▶ **REQUIRED WORK**: Restate, exactly and without pictures, the lines from the start of the listing below through the line holding "from matplotlib.ticker import MultipleLocator".
════
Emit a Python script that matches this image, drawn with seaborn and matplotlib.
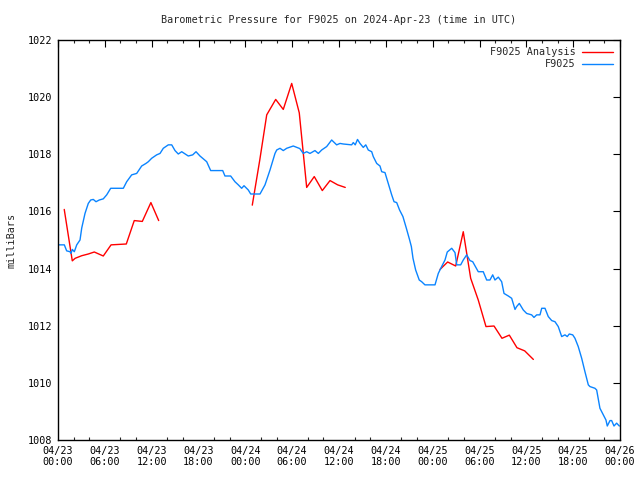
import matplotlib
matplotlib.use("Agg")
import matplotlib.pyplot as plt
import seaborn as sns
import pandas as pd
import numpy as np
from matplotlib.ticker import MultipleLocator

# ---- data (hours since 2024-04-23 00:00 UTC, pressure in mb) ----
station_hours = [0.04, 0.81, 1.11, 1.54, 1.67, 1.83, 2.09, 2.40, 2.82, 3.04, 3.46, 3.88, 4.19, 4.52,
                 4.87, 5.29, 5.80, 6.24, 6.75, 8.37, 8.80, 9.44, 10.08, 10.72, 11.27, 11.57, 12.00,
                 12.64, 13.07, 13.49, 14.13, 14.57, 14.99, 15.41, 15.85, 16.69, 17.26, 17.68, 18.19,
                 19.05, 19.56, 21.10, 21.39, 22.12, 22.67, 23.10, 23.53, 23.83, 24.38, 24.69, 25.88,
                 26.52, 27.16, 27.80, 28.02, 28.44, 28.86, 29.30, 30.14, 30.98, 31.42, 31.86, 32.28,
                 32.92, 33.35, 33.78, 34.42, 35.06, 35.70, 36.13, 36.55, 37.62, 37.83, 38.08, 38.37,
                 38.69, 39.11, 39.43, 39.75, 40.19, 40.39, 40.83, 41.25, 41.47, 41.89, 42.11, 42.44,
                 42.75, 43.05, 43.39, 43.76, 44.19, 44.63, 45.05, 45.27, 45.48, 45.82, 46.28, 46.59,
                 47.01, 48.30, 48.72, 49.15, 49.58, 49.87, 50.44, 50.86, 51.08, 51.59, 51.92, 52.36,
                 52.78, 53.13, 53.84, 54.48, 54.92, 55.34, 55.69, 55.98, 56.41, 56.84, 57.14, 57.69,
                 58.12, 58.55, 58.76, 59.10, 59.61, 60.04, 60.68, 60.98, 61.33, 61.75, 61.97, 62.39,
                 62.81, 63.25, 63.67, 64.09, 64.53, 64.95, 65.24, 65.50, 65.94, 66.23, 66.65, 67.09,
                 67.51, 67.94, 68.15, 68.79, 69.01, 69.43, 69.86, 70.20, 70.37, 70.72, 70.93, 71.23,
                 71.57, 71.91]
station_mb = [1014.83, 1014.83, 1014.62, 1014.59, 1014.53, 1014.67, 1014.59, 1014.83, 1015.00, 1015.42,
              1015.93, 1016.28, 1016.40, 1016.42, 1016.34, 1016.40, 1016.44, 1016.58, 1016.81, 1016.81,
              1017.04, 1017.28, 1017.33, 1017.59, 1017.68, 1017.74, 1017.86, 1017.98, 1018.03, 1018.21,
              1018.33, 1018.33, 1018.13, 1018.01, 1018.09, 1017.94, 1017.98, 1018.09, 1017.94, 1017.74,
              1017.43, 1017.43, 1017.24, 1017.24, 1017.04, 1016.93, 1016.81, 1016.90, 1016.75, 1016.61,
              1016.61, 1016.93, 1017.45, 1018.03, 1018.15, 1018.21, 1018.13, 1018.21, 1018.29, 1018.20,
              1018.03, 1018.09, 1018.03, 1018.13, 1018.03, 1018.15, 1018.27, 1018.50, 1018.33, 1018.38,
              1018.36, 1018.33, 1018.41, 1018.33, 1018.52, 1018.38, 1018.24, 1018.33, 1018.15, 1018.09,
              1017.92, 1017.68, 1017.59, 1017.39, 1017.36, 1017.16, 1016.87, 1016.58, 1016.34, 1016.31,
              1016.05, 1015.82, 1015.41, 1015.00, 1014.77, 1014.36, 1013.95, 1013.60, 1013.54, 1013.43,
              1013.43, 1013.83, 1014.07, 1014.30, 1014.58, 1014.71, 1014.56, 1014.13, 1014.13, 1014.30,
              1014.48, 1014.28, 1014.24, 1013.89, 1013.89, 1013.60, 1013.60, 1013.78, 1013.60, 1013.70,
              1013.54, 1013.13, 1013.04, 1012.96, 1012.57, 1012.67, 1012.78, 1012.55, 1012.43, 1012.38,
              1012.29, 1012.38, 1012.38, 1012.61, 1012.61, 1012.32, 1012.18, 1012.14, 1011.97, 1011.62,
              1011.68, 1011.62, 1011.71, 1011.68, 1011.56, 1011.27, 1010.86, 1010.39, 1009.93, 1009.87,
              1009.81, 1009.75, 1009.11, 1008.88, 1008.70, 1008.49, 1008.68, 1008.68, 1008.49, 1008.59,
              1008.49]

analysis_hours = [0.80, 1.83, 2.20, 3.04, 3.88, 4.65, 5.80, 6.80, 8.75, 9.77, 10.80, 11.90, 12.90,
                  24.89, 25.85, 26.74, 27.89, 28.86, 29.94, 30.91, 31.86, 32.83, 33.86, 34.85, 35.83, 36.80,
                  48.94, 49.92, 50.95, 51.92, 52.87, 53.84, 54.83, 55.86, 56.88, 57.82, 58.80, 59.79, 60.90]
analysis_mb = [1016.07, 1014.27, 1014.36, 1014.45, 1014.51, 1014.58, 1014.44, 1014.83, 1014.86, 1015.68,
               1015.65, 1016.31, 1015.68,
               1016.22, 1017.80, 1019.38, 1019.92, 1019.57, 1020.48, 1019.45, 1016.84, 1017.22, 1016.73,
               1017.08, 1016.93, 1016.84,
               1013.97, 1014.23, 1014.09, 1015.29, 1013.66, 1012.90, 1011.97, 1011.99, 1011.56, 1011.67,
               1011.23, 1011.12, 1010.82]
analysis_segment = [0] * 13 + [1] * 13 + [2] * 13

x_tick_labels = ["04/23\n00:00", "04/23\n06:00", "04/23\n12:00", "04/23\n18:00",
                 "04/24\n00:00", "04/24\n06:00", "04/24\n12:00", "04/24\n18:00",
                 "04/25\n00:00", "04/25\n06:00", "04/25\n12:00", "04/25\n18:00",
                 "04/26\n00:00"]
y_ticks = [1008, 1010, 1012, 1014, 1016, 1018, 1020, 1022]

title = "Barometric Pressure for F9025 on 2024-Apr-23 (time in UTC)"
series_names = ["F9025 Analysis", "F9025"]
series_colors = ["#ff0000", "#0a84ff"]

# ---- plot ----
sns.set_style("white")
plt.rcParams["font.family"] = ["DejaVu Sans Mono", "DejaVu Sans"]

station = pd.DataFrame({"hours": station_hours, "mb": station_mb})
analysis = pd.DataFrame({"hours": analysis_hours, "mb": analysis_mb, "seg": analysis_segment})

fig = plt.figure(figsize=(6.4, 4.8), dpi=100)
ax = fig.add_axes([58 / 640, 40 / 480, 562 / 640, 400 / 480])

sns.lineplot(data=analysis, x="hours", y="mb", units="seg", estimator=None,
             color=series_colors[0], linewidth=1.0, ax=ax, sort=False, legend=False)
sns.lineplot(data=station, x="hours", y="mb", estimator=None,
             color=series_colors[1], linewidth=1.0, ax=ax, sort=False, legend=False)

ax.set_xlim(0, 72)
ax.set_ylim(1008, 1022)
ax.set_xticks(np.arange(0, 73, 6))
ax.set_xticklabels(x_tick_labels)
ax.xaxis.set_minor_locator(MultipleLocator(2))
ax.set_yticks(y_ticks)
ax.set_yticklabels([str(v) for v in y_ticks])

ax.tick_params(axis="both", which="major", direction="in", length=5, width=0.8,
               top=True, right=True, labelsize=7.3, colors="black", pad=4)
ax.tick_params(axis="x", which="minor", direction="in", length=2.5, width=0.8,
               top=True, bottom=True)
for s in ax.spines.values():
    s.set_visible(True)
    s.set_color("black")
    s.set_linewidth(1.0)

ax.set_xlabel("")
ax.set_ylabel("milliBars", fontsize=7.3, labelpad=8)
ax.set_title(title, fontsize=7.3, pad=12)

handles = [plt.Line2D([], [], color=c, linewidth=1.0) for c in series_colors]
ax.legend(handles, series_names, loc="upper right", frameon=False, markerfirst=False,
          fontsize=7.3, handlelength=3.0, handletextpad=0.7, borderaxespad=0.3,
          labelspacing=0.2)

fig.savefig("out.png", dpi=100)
════
▶ **TASK RESULT**:
Emit a Python script that matches this image, drawn with seaborn and matplotlib.
import matplotlib
matplotlib.use("Agg")
import matplotlib.pyplot as plt
import seaborn as sns
import pandas as pd
import numpy as np
from matplotlib.ticker import MultipleLocator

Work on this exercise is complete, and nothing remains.